L’étude propose plusieurs pistes pour améliorer la formation des enseignants et, plus largement, l’éducation au climat :

  • Travailler avec des données réelles (rapports scientifiques, statistiques locales) pour montrer les liens entre phénomènes globaux et conséquences concrètes.

  • Utiliser les technologies numériques (simulateurs, modélisations) pour aider à visualiser les scénarios futurs et les effets différés des décisions actuelles.

  • Intégrer explicitement la dimension sociale et éthique du climat : inégalités, justice climatique, responsabilités différenciées.

  • Progression par paliers : commencer par les composants simples avant d’introduire progressivement la temporalité et les interconnexions sociales.

Une grille pour penser autrement

L’apport majeur de cette recherche est d’avoir construit une grille d’évaluation systémique qui dépasse la simple identification de processus naturels. En intégrant aussi les dimensions sociales, temporelles et éthiques, elle fournit un cadre pour former des enseignants capables de transmettre une compréhension holistique du climat.

Cette démarche rappelle qu'il ne suffit pas d’expliquer la science du climat pour préparer les citoyens de demain. Il faut leur apprendre à penser en systèmes, à relier les échelles, les temporalités et les dimensions humaines.

Comme le souligne l’étude, la formation des enseignants ne doit pas viser l’exhaustivité scientifique, mais une capacité à outiller les élèves pour agir dans un monde interdépendant et incertain.

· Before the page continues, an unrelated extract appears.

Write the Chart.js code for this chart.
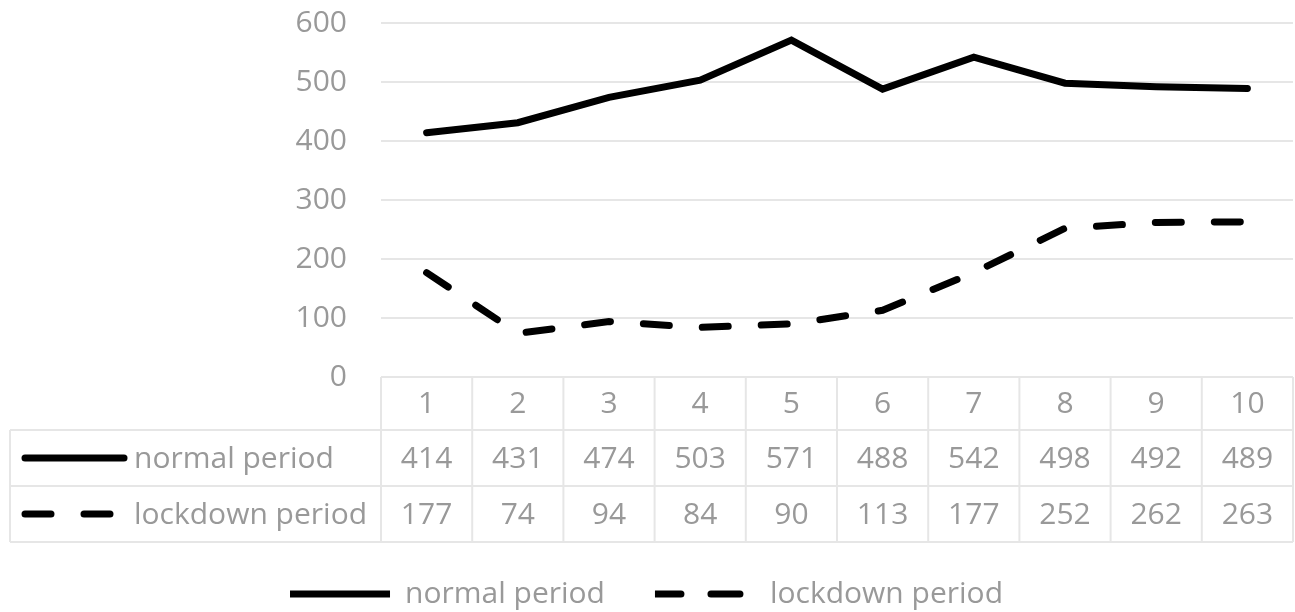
<!DOCTYPE html>
<html>
<head>
<meta charset="utf-8">
<script src="https://cdn.jsdelivr.net/npm/chart.js@4"></script>
<style>
  html, body { margin: 0; padding: 0; background: #fff; }
  #wrap { width: 1295px; height: 612px; }
</style>
</head>
<body>
<div id="wrap"><canvas id="periodChart"></canvas></div>
<script>
var categories = ['1', '2', '3', '4', '5', '6', '7', '8', '9', '10'];
var normalPeriod = [414, 431, 474, 503, 571, 488, 542, 498, 492, 489];
var lockdownPeriod = [177, 74, 94, 84, 90, 113, 177, 252, 262, 263];
var seriesNames = ['normal period', 'lockdown period'];
var yTicks = [0, 100, 200, 300, 400, 500, 600];

var textColor = '#999999';
var gridColor = '#e6e6e6';
var fontFamily = '"Open Sans", sans-serif';

// draws the Excel style data table under the plot, columns taken from the x scale
var dataTable = {
    id: 'dataTable',
    afterDraw: function (chart) {
        var ctx = chart.ctx;
        var x = chart.scales.x;
        var area = chart.chartArea;
        var colW = (area.right - area.left) / categories.length;
        var top = area.bottom;
        var rows = [top, top + 53, top + 109, top + 165];
        var tableLeft = 10;
        var rowValues = [normalPeriod, lockdownPeriod];
        var dashes = [[], [26, 33]];

        ctx.save();
        ctx.strokeStyle = gridColor;
        ctx.lineWidth = 2;
        ctx.beginPath();
        ctx.moveTo(area.left, rows[0]);
        ctx.lineTo(area.right, rows[0]);
        for (var r = 1; r < rows.length; r++) {
            ctx.moveTo(tableLeft, rows[r]);
            ctx.lineTo(area.right, rows[r]);
        }
        ctx.moveTo(tableLeft, rows[1]);
        ctx.lineTo(tableLeft, rows[3]);
        for (var c = 0; c <= categories.length; c++) {
            var cx = area.left + c * colW;
            ctx.moveTo(cx, rows[0]);
            ctx.lineTo(cx, rows[3]);
        }
        ctx.stroke();

        ctx.font = '30px ' + fontFamily;
        ctx.fillStyle = textColor;
        ctx.textAlign = 'center';
        ctx.textBaseline = 'middle';
        categories.forEach(function (lab, i) {
            var px = x.getPixelForValue(i);
            ctx.fillText(lab, px, (rows[0] + rows[1]) / 2 + 1);
            ctx.fillText(String(rowValues[0][i]), px, (rows[1] + rows[2]) / 2 + 1);
            ctx.fillText(String(rowValues[1][i]), px, (rows[2] + rows[3]) / 2 + 1);
        });

        for (var s = 0; s < 2; s++) {
            var cy = (rows[s + 1] + rows[s + 2]) / 2;
            ctx.save();
            ctx.strokeStyle = '#000';
            ctx.lineWidth = 7;
            ctx.lineCap = 'round';
            ctx.setLineDash(dashes[s]);
            ctx.beginPath();
            ctx.moveTo(25, cy);
            ctx.lineTo(s === 0 ? 124 : 114, cy);
            ctx.stroke();
            ctx.restore();
            ctx.textAlign = 'left';
            ctx.fillText(seriesNames[s], 134, cy + 1);
        }
        ctx.restore();
    }
};

var ctx = document.getElementById('periodChart').getContext('2d');
var chart = new Chart(ctx, {
    type: 'line',
    data: {
        labels: categories,
        datasets: [
            {
                label: seriesNames[0],
                data: normalPeriod,
                borderColor: '#000',
                backgroundColor: '#000',
                borderWidth: 7,
                borderCapStyle: 'round',
                pointRadius: 0,
                fill: false,
                tension: 0
            },
            {
                label: seriesNames[1],
                data: lockdownPeriod,
                borderColor: '#000',
                backgroundColor: '#000',
                borderWidth: 7,
                borderDash: [26, 33],
                borderCapStyle: 'round',
                pointRadius: 0,
                fill: false,
                tension: 0
            }
        ]
    },
    options: {
        responsive: true,
        maintainAspectRatio: false,
        animation: {
            duration: 0
        },
        layout: {
            padding: { left: 0, right: 2, top: 0, bottom: -7 }
        },
        plugins: {
            legend: {
                position: 'bottom',
                labels: {
                    boxWidth: 100,
                    boxHeight: 0,
                    padding: 50,
                    color: textColor,
                    font: { family: fontFamily, size: 30 }
                }
            },
            tooltip: { enabled: false }
        },
        scales: {
            x: {
                offset: true,
                grid: { display: false },
                border: { display: false },
                ticks: { display: false },
                afterFit: function (scale) { scale.height = 152; }
            },
            y: {
                min: 0,
                max: 600,
                afterBuildTicks: function (scale) {
                    scale.ticks = yTicks.map(function (v) { return { value: v }; });
                },
                grid: { color: gridColor, lineWidth: 2, drawTicks: false },
                border: { display: false },
                ticks: {
                    padding: 34,
                    color: textColor,
                    font: { family: fontFamily, size: 30 }
                },
                afterFit: function (scale) {
                    scale.width = 381;
                    scale.paddingTop = 23;
                    scale.paddingBottom = 0;
                }
            }
        }
    },
    plugins: [dataTable]
});
</script>
</body>
</html>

Cet article montre que l’éducation au climat a encore beaucoup à faire pour développer la pensée systémique. Mais il propose aussi une voie en construisant des outils d’évaluation et des parcours de formation qui, pas à pas, permettent d’accéder à cette compétence essentielle. 

Citation

Lorenzo-Rial, M.A.,Varela-Losada, M., Pérez-Rodríguez, U.;Vega-Marcote, P. (2025)
“Developing systems thinking to address climate change”, International journal of
sustainability in higher education, Vol. 26, Issue 1, pp. 83 – 100.